My next round of birth control pills is in the post. Less than four hours after signing up for a subscription to the pill through Kin, I shared a couple of online messages with a doctor, received my prescription, and was told the three-month supply was being despatched.
Thank you Kin!
But seriously, this isn’t an advertisement for the Kin.
Rather, I’m using it as an example of how when you invest in women, you also provide actually useful services for women. In this case, you invest in removing some of the hurdles that get in the way of women being able to take back control of their own health.
Even better, you invest in a business with a set market and need, and therefore one that’s likely to offer a great return for your dollars.
Kin is just one example of a great startup in the women’s health space. It was founded by Nicole Liu who left her job at management consulting firm McKinsey & Company at age 25 to create an online medical support network specializing in fertility. She made the move following her own experiences being misdiagnosed with Polycystic Ovary Syndrome — including being told she might be infertile — and finding that she struggled to find good answers to the questions she had about fertility.
Kin is an example of a business that is making women’s lives better, by making things simpler and more streamlined.

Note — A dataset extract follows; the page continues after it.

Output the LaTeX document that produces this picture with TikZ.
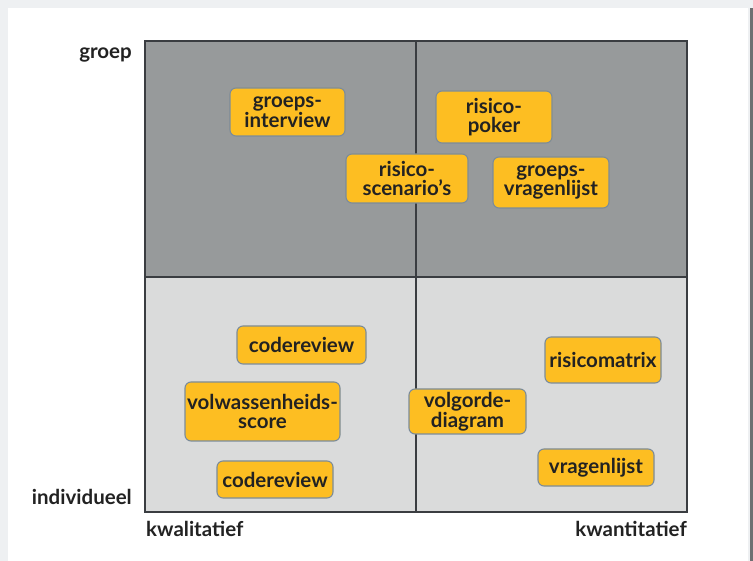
\documentclass[tikz,border=0pt]{standalone}
\usepackage{fontspec}
\setmainfont{Lato}
\definecolor{pagegray}{HTML}{EEF0F2}
\definecolor{edgedark}{HTML}{6E7072}
\definecolor{topgray}{HTML}{979A9B}
\definecolor{botgray}{HTML}{DADBDB}
\definecolor{gridcol}{HTML}{3A3D41}
\definecolor{boxfill}{HTML}{FDBE22}
\definecolor{boxline}{HTML}{7C8C99}
\definecolor{txt}{HTML}{222222}
\tikzset{
  box/.style={draw=boxline, line width=1.1pt, fill=boxfill, rounded corners=6pt,
    inner sep=0pt, align=center, text=txt,
    font=\bfseries\fontsize{20.5}{19.5}\selectfont},
  lbl/.style={inner sep=0pt, text=txt, font=\bfseries\fontsize{20.5}{19.5}\selectfont},
  gridline/.style={draw=gridcol, line width=2pt}
}
\begin{document}
\begin{tikzpicture}[x=1pt,y=-1pt]
\fill[pagegray] (0,0) rectangle (753,561);
\useasboundingbox (0,0) rectangle (753,561);
\fill[white] (8,8) rectangle (748,561);
\fill[edgedark] (750,8) rectangle (753,561);
% quadrants
\fill[topgray] (145,41) rectangle (687,277);
\fill[botgray] (145,277) rectangle (687,512);
\draw[gridline] (416,41) -- (416,512);
\draw[gridline] (145,277) -- (687,277);
\draw[gridline] (145,41) rectangle (687,512);
% axis labels
\node[lbl, anchor=base east] (groep) at (132,59) {groep};
\node[lbl, anchor=base east] (indiv) at (132,504) {individueel};
\node[lbl, anchor=base west] (kwal) at (146,536) {kwalitatief};
\node[lbl, anchor=base east] (kwan) at (687,536) {kwantitatief};
% boxes
\node[box, minimum width=115pt, minimum height=48pt] (gi) at (287.5,112) {groeps-\\interview};
\node[box, minimum width=116pt, minimum height=52pt] (rp) at (494,117) {risico-\\poker};
\node[box, minimum width=122pt, minimum height=49pt] (rs) at (407,178.5) {risico-\\scenario’s};
\node[box, minimum width=116pt, minimum height=51pt] (gv) at (551,182.5) {groeps-\\vragenlijst};
\node[box, minimum width=129pt, minimum height=38pt] (cr1) at (301.5,345) {codereview};
\node[box, minimum width=155pt, minimum height=59pt] (vs) at (262.5,411.5) {volwassenheids-\\score};
\node[box, minimum width=116pt, minimum height=37pt] (cr2) at (275,479.5) {codereview};
\node[box, minimum width=116pt, minimum height=46pt] (rm) at (603,360) {risicomatrix};
\node[box, minimum width=117pt, minimum height=45pt] (vd) at (467.5,411.5) {volgorde-\\diagram};
\node[box, minimum width=116pt, minimum height=37pt] (vl) at (596,467.5) {vragenlijst};
\end{tikzpicture}
\end{document}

There’s also Ovira, founded by Alice Williams, which has created a small electrotherapy device that helps to ease period pain.

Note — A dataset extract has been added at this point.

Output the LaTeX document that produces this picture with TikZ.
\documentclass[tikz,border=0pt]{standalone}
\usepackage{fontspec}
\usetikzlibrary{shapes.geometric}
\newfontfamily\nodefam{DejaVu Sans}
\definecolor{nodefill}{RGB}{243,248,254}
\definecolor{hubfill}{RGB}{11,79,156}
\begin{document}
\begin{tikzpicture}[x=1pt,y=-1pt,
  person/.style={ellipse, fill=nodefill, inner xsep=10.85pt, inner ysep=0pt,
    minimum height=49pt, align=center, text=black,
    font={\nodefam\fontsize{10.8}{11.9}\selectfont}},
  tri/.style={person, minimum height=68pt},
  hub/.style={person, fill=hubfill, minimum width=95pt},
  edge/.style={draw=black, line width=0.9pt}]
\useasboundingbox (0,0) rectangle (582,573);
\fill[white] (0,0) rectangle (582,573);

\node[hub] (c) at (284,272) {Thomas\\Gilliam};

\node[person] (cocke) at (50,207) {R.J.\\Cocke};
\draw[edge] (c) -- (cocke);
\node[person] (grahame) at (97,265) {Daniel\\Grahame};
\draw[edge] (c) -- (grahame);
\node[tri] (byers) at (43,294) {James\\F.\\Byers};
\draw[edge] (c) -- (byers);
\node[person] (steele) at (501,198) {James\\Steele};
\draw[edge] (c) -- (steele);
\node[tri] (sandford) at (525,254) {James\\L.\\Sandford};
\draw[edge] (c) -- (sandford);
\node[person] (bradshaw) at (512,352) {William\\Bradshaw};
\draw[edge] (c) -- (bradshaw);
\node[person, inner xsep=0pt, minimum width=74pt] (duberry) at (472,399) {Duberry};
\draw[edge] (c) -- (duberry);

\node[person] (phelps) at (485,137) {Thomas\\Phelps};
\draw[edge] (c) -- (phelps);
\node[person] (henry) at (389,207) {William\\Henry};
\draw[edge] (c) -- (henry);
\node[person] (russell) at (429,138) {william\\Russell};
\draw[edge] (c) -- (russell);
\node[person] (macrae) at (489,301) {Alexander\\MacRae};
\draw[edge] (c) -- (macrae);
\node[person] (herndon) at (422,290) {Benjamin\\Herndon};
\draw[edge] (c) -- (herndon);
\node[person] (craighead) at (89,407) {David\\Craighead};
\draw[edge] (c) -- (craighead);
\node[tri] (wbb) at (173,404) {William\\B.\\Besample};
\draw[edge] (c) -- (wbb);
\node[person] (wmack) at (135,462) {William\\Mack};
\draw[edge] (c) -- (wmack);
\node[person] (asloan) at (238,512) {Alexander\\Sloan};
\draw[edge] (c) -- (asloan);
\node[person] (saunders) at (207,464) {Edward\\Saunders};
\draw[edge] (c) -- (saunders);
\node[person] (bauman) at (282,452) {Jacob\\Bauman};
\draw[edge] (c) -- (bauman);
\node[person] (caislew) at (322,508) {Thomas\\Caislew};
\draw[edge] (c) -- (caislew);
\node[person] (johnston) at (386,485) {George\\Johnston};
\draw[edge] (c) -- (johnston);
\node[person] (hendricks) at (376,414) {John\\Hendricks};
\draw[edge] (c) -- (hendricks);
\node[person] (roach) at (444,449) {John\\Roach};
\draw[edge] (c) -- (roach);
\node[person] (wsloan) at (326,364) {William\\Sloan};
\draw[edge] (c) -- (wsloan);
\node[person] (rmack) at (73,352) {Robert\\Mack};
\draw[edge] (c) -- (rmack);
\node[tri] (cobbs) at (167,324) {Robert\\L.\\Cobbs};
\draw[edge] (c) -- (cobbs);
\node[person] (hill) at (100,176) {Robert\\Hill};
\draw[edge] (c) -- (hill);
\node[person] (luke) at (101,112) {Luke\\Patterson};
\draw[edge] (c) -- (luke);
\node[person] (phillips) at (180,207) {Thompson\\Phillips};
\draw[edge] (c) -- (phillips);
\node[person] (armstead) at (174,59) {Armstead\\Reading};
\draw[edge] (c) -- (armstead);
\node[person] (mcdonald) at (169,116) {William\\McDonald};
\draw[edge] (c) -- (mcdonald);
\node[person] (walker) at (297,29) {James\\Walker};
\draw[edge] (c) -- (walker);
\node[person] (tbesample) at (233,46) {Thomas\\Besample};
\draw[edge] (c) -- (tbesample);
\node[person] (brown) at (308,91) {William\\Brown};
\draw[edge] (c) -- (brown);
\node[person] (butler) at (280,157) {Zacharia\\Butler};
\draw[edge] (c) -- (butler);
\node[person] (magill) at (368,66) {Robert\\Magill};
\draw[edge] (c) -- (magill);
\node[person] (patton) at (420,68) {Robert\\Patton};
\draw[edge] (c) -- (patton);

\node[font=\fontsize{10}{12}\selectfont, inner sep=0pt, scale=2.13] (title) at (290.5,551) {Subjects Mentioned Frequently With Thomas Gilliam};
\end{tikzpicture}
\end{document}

Her business raised $1.5 million from Blackbird Ventures last year,
Alice got the idea for the device following her own experience with period symptoms that included blacking out and vomiting. She was later diagnosed with endometriosis and she tried everything to ease the painful periods, but it was only electrotherapy that helped. Thus the idea for the egg-shaped device came about. Electrotherapy is not a new technology, but using it via such a small and low-cost device (with a long-lasting battery) designed for women to use discreetly, is groundbreaking.
And there’s also Rhian Allen’s business, The Healthy Mummy, which she founded while six months pregnant with her first job, selling her house in the process in order to create a weight-loss company for new mothers.
Seven years later, the business secured the backing of equity firm Whiteoak after it acquired a 50% stake in 2017 (enabling Rhian to buy a new house). In 2021, The Healthy Mummy continues to thrive and grow, now selling and distributing multiple products, publishing recipes and fitness videos across a comprehensive app, and cultivating a highly engaged and passionate community of women across social media who share their success stories and support each other.
What’s so different about Healthy Mummy in the saturated nutritional/fitness space? Its key differentiator is that it has emphasized investing in its community across social media — an investment that has paid off, with The Healthy Mummy now boasting a series of incredibly engaged Facebook groups, including 235,000 active users in its key Australian group alone. Rhian has especially focused on ensuring the community stays positive, working with 100 moderators in Australia and across the world to support those participating in these groups, answering questions, offering help and removing content where needed. She doesn’t rely on celebrities or any single influencer in the fitness space, preferring to share stories of women direct from their community.
Another woman filling a void in the women’s health space is Dr Talat Uppal, who I wrote about in 2020 after visiting her new business Women’s Health Road, a fresh kind of health practice that brings multiple commonplace women’s health needs under the one room. That gives you a “streamlined journey” on being supported through your health — and also means you’re not driving or getting public transport around town in order to get what you need for different services (which is especially handy when you’re nine months pregnant!)
We’ve seen and consistently reported on the various research papers that find women-led businesses generate more ROI than those startups created by their male counterparts.
Investors, stop chasing unicorns and start partnering with businesses that make women’s lives easier — businesses that create compelling product and service offerings that women actually want to use, and therefore generate great returns for their investors.